It’s a closely-guarded secret that can now be revealed - on Friday, May 14, Steve Matheson and I served as the critics for an event at Biola University the focus of which Stephen Meyer and his book “Signature in the Cell”. (Well, actually, this was the lead-in to some big hoopla about the release of a new Illustra DVD entitled “Darwin’s Dilemma”. But that will have to be the subject of someone else’s writing, since I didn’t go to the screening, nor did I bother to scarf up a DVD.) The format for this was a bit different from your usual debate - thus, after the glitzy Meyer presentation, a panel of hand-selected critics (chosen by the event organizers) would be given opportunities to grill Meyer. In other words, there would be no tit-for-tat here, but rather a one-way exchange of Q&A. This is roughly what transpired, but in a shorter period of time than I had expected.

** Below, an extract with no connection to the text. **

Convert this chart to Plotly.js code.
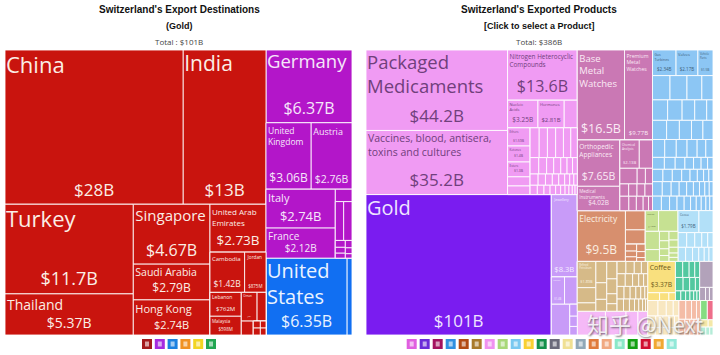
<!DOCTYPE html>
<html><head><meta charset="utf-8">
<script src="https://cdn.plot.ly/plotly-3.0.1.min.js"></script>
<style>html,body{margin:0;padding:0;background:#fff}#c{width:720px;height:355px}</style>
</head><body><div id="c"></div>
<script>
// ---------- destinations (named tiles) ----------
const destNames = ['China','India','Turkey','Thailand','Singapore','Saudi Arabia','Hong Kong','United Arab<br>Emirates','Cambodia','Jordan','Lebanon','Malaysia','Germany','United<br>Kingdom','Austria','Italy','France','United<br>States','Oman'];
const destAmounts = ['$28B','$13B','$11.7B','$5.37B','$4.67B','$2.79B','$2.74B','$2.73B','$1.42B','$875M','$762M','$598M','$6.37B','$3.06B','$2.76B','$2.74B','$2.12B','$6.35B','$460M'];
const destValues = [28,13,11.7,5.37,4.67,2.79,2.74,2.73,1.42,0.875,0.762,0.598,6.37,3.06,2.76,2.74,2.12,6.35,0.46];
// grouping of the tiles (a plain number is an unlabelled small tile)
const destRedTop = ['China','India'];
const destRedCol1 = ['Turkey','Thailand'];
const destRedCol2 = ['Singapore','Saudi Arabia','Hong Kong'];
const destRedSmall = [['Lebanon','Malaysia'],[['Oman',0.26],[0.17,[[0.05,0.04],[0.05,0.04]]]]];
const destRedCol3 = ['United Arab<br>Emirates',['Cambodia','Jordan'],destRedSmall];
const destPurpleRight = [0.21,[0.33,0.33],[[0.07,0.06,0.05],[0.05,0.04,0.03]]];
const destPurpleMid = ['United<br>Kingdom','Austria'];
const destPurpleLow = [['Italy','France'],destPurpleRight];
const destBlue = ['United<br>States',0.38];

// ---------- products (named tiles) ----------
const prodNames = ['Packaged<br>Medicaments','Vaccines, blood, antisera,<br>toxins and cultures','Nitrogen Heterocyclic<br>Compounds','Nucleic<br>Acids','Hormones','Gold','Jewellery','Base<br>Metal<br>Watches','Premium<br>Metal<br>Watches','Orthopedic<br>Appliances','Medical<br>Instruments','Chemical<br>Analysis','Electricity','Coffee','Gas<br>Turbines','Valves','Vehicle<br>Parts','Ethers','Ketones','Esters','Refined<br>Petroleum','Fabrics','Cocoa','Paintings'];
const prodAmounts = ['$44.2B','$35.2B','$13.6B','$3.25B','$2.81B','$101B','$8.3B','$16.5B','$9.77B','$7.65B','$4.02B','$2.13B','$9.5B','$3.37B','$2.34B','$2.17B','$1.5B','$1.59B','$1.4B','$1.3B','$1.89B','$1.07B','$1.79B','$1.4B'];
const prodValues = [44.2,35.2,13.6,3.25,2.81,101,8.3,16.5,9.77,7.65,4.02,2.13,9.5,3.37,2.34,2.17,1.5,1.59,1.4,1.3,1.89,1.07,1.79,1.4];
// pharma block
const pharmaCol1 = ['Ethers','Ketones','Esters',0.8,0.75];
const pharmaRows = [[1.05,0.95,0.95,0.9,0.85,0.75],[0.55,0.5,0.45,0.45,0.4,0.35,0.3],[0.35,0.32,0.3,0.28,0.26,0.22,0.18,0.15],[0.26,0.24,0.22,0.2,0.18,0.16,0.14,0.12,0.1,0.08]];
const pharmaRight = ['Nitrogen Heterocyclic<br>Compounds',['Nucleic<br>Acids','Hormones',1.4],[pharmaCol1,pharmaRows]];
const pharma = [['Packaged<br>Medicaments','Vaccines, blood, antisera,<br>toxins and cultures'],pharmaRight];
// precious block
const preciousCol = ['Jewellery',['Paintings',1.35],[2.2,[0.35,0.3,0.25]]];
// watches and instruments block
const watchesRight = [['Chemical<br>Analysis',1.45],[1.05,0.5,0.43],[0.42,0.4,0.38,0.36],[0.5,0.42,0.38,0.3,0.22]];
const watches = [['Base<br>Metal<br>Watches','Premium<br>Metal<br>Watches'],[['Orthopedic<br>Appliances','Medical<br>Instruments'],watchesRight]];
// machinery block
const machinery = [['Gas<br>Turbines','Valves','Vehicle<br>Parts'],[1.65,1.6,1.4,1.05],[1.2,1.15,1.0,0.95,0.5],[1.05,0.95,0.9,0.85,0.75],[0.85,0.8,0.75,0.7,0.6,0.5],[0.55,0.5,0.45,0.4,0.35,0.3,0.25],[0.5,0.45,0.45,0.4,0.35,0.3,0.25,0.2],[0.55,0.5,0.45,0.42,0.38,0.34,0.3,0.25,0.21],[0.5,0.46,0.42,0.4,0.36,0.32,0.28,0.26,0.22,0.18]];
// energy block
const energyCol = [1.48,1.1,[[0.3,0.25,0.2],[0.25,0.2,0.13]]];
// food and others
const greenBlock = [['Fabrics',1.56],[[1.0,0.65],[0.35,0.3,0.25,0.22],[0.3,0.25,0.2,0.15,0.14]]];
const skyBlock = [['Cocoa',1.2],[0.5,0.46,0.4,0.34,0.3],[0.42,0.38,0.34,0.3,0.26,0.22]];
const tanCols = [['Refined<br>Petroleum',1.1,0.6],[0.9,0.7,0.5],[0.7,0.6,0.4,0.3],[[0.42,0.4,0.34,0.3],[0.4,0.36,0.3,0.24,0.2],[0.34,0.3,0.28,0.24,0.2,0.14],[0.3,0.28,0.24,0.2,0.18,0.14,0.1]]];
const pinkRow = [2.6,1.9,1.1,0.9];
const coffeeBlock = ['Coffee',[0.36,0.28,0.2]];
const tealBlock = [[0.45,0.4,0.35,0.3],[0.4,0.34,0.3,0.22],[0.2,0.18,0.16,0.14,0.12,0.1]];
const greyBlock = [1.35,[0.3,0.2,0.18]];
const creamBlock = [[0.62,0.5,0.42,0.34],[0.36,0.32,0.28,0.24,0.2],[0.22,0.2,0.18,0.16,0.14]];
const salmonBlock = [[0.5,0.42,0.36,0.3],[0.36,0.3,0.26,0.22,0.18]];
const greenSmall = [0.5];
const redSmall = [0.42];
const paleSmall = [0.22,0.14];
const tealSmall = [0.16,0.12,0.1];

// ---------- text ----------
const titlesLeft = ["Switzerland's Export Destinations","(Gold)","Total : $101B"];
const titlesRight = ["Switzerland's Exported Products","[Click to select a Product]","Total: $386B"];
const watermark = '知乎 @Next';

// ---------- styles ----------
const destLabelSize = {'China':22,'India':21,'Turkey':22,'Thailand':14,'Singapore':15,'Saudi Arabia':10.5,'Hong Kong':11,'United Arab<br>Emirates':8,'Cambodia':6.3,'Jordan':5,'Lebanon':5,'Malaysia':4.5,'Germany':19,'United<br>Kingdom':8.5,'Austria':9,'Italy':11,'France':10,'United<br>States':20,'Oman':3};
const destAmountSize = {'China':17,'India':17,'Turkey':18,'Thailand':14,'Singapore':16,'Saudi Arabia':12,'Hong Kong':11,'United Arab<br>Emirates':13.5,'Cambodia':8.5,'Jordan':4.5,'Lebanon':6,'Malaysia':4.5,'Germany':16,'United<br>Kingdom':12,'Austria':10.5,'Italy':13,'France':10,'United<br>States':16,'Oman':0};
const prodLabelSize = {'Packaged<br>Medicaments':18.5,'Vaccines, blood, antisera,<br>toxins and cultures':10.5,'Nitrogen Heterocyclic<br>Compounds':6.5,'Nucleic<br>Acids':4,'Hormones':4,'Gold':20,'Jewellery':3.5,'Base<br>Metal<br>Watches':9.5,'Premium<br>Metal<br>Watches':5.5,'Orthopedic<br>Appliances':6.5,'Medical<br>Instruments':4.5,'Chemical<br>Analysis':3.5,'Electricity':8.5,'Coffee':7,'Gas<br>Turbines':3.5,'Valves':4,'Vehicle<br>Parts':3.5,'Ethers':3,'Ketones':3,'Esters':3,'Refined<br>Petroleum':3,'Fabrics':3,'Cocoa':3,'Paintings':3};
const prodAmountSize = {'Packaged<br>Medicaments':17,'Vaccines, blood, antisera,<br>toxins and cultures':17,'Nitrogen Heterocyclic<br>Compounds':16,'Nucleic<br>Acids':6.5,'Hormones':6,'Gold':17,'Jewellery':8,'Base<br>Metal<br>Watches':12.5,'Premium<br>Metal<br>Watches':6,'Orthopedic<br>Appliances':10.5,'Medical<br>Instruments':6.5,'Chemical<br>Analysis':4.5,'Electricity':12,'Coffee':7,'Gas<br>Turbines':4.5,'Valves':4.5,'Vehicle<br>Parts':3.5,'Ethers':3.5,'Ketones':3.5,'Esters':3.5,'Refined<br>Petroleum':4,'Fabrics':4,'Cocoa':4.5,'Paintings':4};
const legendLeft = ['#a31a1c','#a52be0','#1a80e0','#f09222','#f2d522','#22a652'];
const legendRight = ['#e05fe0','#6a2bd8','#a3125e','#3090e0','#b24a12','#a87a2a','#f092f0','#a8d878','#78c8f0','#f8d032','#12904a','#6a6a7a','#f0e092','#90a8b8','#e07a3a','#f0a880','#8ae8c8','#12a012','#d01030','#f0a832','#92e8d8'];

const paint = (color, ink, tree) => ({color, ink, tree});
const PURPLE='#b316c9', PURPLE_INK='#f6e6fa';
const destTree = [
  paint('#c9140e','#fbeee6',[destRedTop,[destRedCol1,destRedCol2,destRedCol3]]),
  [paint(PURPLE,PURPLE_INK,'Germany'), paint(PURPLE,PURPLE_INK,destPurpleMid), paint(PURPLE,PURPLE_INK,destPurpleLow), paint('#116ff2','#eaf3ff',destBlue)]
];
const prodTree = [
  [paint('#f09bf3','#70407c',pharma),
   [paint('#7a1cf0','#efe4ff','Gold'), paint('#c89bf8','#f4ecff',preciousCol)]],
  [[paint('#ca78b4','#fbeaf5',watches), paint('#8cc6f4','#40607a',machinery)],
   [paint('#d78f6e','#fbeee0','Electricity'), paint('#d78f6e','#fbeee0',energyCol), paint('#c6e192','#566a38',greenBlock), paint('#b2e0f8','#3f6078',skyBlock)],
   [[paint('#d6ba88','#fbf2e0',tanCols), paint('#f5b9f7','#7a4a80',pinkRow)],
    [[paint('#f9e07e','#6b5a1c',coffeeBlock), paint('#52c8a0','#eafff6',tealBlock), paint('#b2a2ba','#f4f0f6',greyBlock)],
     [paint('#f8e7c0','#7a6a48',creamBlock), paint('#f4bca6','#7a5040',salmonBlock),
      [[paint('#86dc82','#2f6a2c',greenSmall), paint('#ee6e8a','#fff',redSmall)], paint('#f4e8a8','#6a5a20',paleSmall), paint('#b4ecd8','#3a6a5a',tealSmall)]]]]]
];

// flatten a nested tree to the parallel arrays Plotly's treemap wants
function flatten(tree, names, amounts, values, labelSize, amountSize) {
  const o = {ids:[],parents:[],values:[],labels:[],amounts:[],colors:[],inks:[],ls:[],as:[]};
  let n = 0;
  const add = (id,p,v,l,a,c,ink,ls,as) => {o.ids.push(id);o.parents.push(p);o.values.push(v);o.labels.push(l);o.amounts.push(a);o.colors.push(c);o.inks.push(ink);o.ls.push(ls);o.as.push(as);};
  const walk = (node,parent,color,ink) => {
    if (node && node.tree !== undefined) { walk(node.tree,parent,node.color,node.ink); return; }
    const id = 'n'+(n++);
    if (Array.isArray(node)) {
      add(id,parent,0,'','',color,ink,6,6);
      node.forEach(k=>walk(k,id,color,ink));
    } else if (typeof node === 'number') {
      add(id,parent,node,'','',color,ink,6,6);
    } else {
      const i = names.indexOf(node);
      add(id,parent,values[i],node,amounts[i],color,ink,labelSize[node],amountSize[node]||1);
    }
  };
  walk(tree,'','#ffffff','#ffffff');
  return o;
}

const W=720,H=355;
const domainAt=(x0,dx,dy)=>({x:[(x0+dx)/W,(x0+347+dx)/W],y:[1-(335+dy)/H,1-(50+dy)/H]});
// label tiers: bigger type sits closer to the tile corner [minSize,maxSize,dx,dy]
const labelTiers=[[18,99,-2,-4],[10,18,-1,-2],[0,10,-1,-1]];
function layers(f, x0) {
  const common = {type:'treemap',ids:f.ids,labels:f.ids,parents:f.parents,values:f.values,branchvalues:'remainder',sort:false,
    pathbar:{visible:false},tiling:{packing:'slice-dice',pad:0},hoverinfo:'none',textinfo:'text',leaf:{opacity:1}};
  const clear = {colors:f.colors.map(()=> 'rgba(0,0,0,0)'),depthfade:false,line:{width:0},pad:{t:0,l:0,r:0,b:0}};
  const out=[Object.assign({},common,{domain:domainAt(x0,0,0),text:f.ids.map(()=>''),
      marker:{colors:f.colors,depthfade:false,line:{color:'rgba(255,255,255,0.85)',width:1},pad:{t:0,l:0,r:0,b:0}}})];
  labelTiers.forEach(([a,b,dx,dy])=>out.push(Object.assign({},common,{domain:domainAt(x0,dx,dy),
      text:f.labels.map((t,i)=>f.ls[i]>=a&&f.ls[i]<b?t:''),textposition:'top left',
      textfont:{family:'Open Sans',size:f.ls,color:f.inks},marker:clear})));
  out.push(Object.assign({},common,{domain:domainAt(x0,0,-0.5),text:f.amounts,textposition:'bottom center',
      textfont:{family:'Open Sans',size:f.as,color:f.inks},marker:clear}));
  return out;
}

const data=[...layers(flatten(destTree,destNames,destAmounts,destValues,destLabelSize,destAmountSize),5),
            ...layers(flatten(prodTree,prodNames,prodAmounts,prodValues,prodLabelSize,prodAmountSize),366)];

const annotations=[];
const titleLine=(t,cx,py,size,bold,color)=>annotations.push({text:bold?'<b>'+t+'</b>':t,xref:'paper',yref:'paper',x:cx/W,y:1-py/H,xanchor:'center',yanchor:'middle',showarrow:false,font:{family:bold?'Liberation Sans':'Open Sans',size,color}});
[[titlesLeft,179],[titlesRight,539]].forEach(([t,cx])=>{
  titleLine(t[0],cx,10,10,true,'#111');
  titleLine(t[1],cx,26,9,true,'#111');
  titleLine(t[2],cx,42,8,false,'#444');
});
annotations.push({text:watermark,xref:'paper',yref:'paper',x:645/W,y:1-323/H,xanchor:'center',yanchor:'middle',showarrow:false,
  font:{family:'Noto Sans CJK SC',size:22,color:'rgba(255,255,255,0.85)',shadow:'1px 1px 2px rgba(70,70,70,0.9)'}});

const shapes=[];
const legend=(cols,x0,pitch)=>cols.forEach((c,i)=>{
  const x=x0+i*pitch;
  shapes.push({type:'rect',xref:'paper',yref:'paper',x0:x/W,x1:(x+10)/W,y0:1-349/H,y1:1-339/H,fillcolor:c,line:{color:'rgba(255,255,255,0)',width:0}});
  shapes.push({type:'rect',xref:'paper',yref:'paper',x0:(x+3)/W,x1:(x+7)/W,y0:1-346.5/H,y1:1-341.5/H,fillcolor:'rgba(255,255,255,0.6)',line:{width:0}});
});
legend(legendLeft,142,12.8);
legend(legendRight,406.7,13);

Plotly.newPlot('c',data,{width:W,height:H,margin:{l:0,r:0,t:0,b:0},paper_bgcolor:'#fff',showlegend:false,annotations,shapes},{displayModeBar:false,staticPlot:true});
</script></body></html>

I have posted a longer essay on my blog, where comments may also be made. I’ll summarize the most important points here, focusing just on the questions I was able to ask. Due to the time constraints, I only got to ask three questions. The answers and discussion that followed these included some interesting (and perhaps important) concessions. Briefly, Meyer did not offer to disagree with the notion that there are in some senses a disconnect between the quantity of specified information (in whatever sense he uses the term in his book - please refrain from rehashing this issue in the comments) and biological function. He also granted that some of the analogies he uses in his book were not really strong selling points for the design argument. (My question focused on the analogy with computers and engineered objects.) Finally, he intimated that high specified information content was not a feature of all proteins. This latter point may seem obvious, but I think it important to have ID advocates backing down from claims or even hints that all (or even most) proteins have high specified information contents.
That’s my experience in a very small nutshell. I would have liked more time for questions, to be sure. But in general the format that was proposed to me was followed. To be sure, Meyer danced around many of the issues, but in retrospect this may have been because I pressed him on things that he was not familiar with.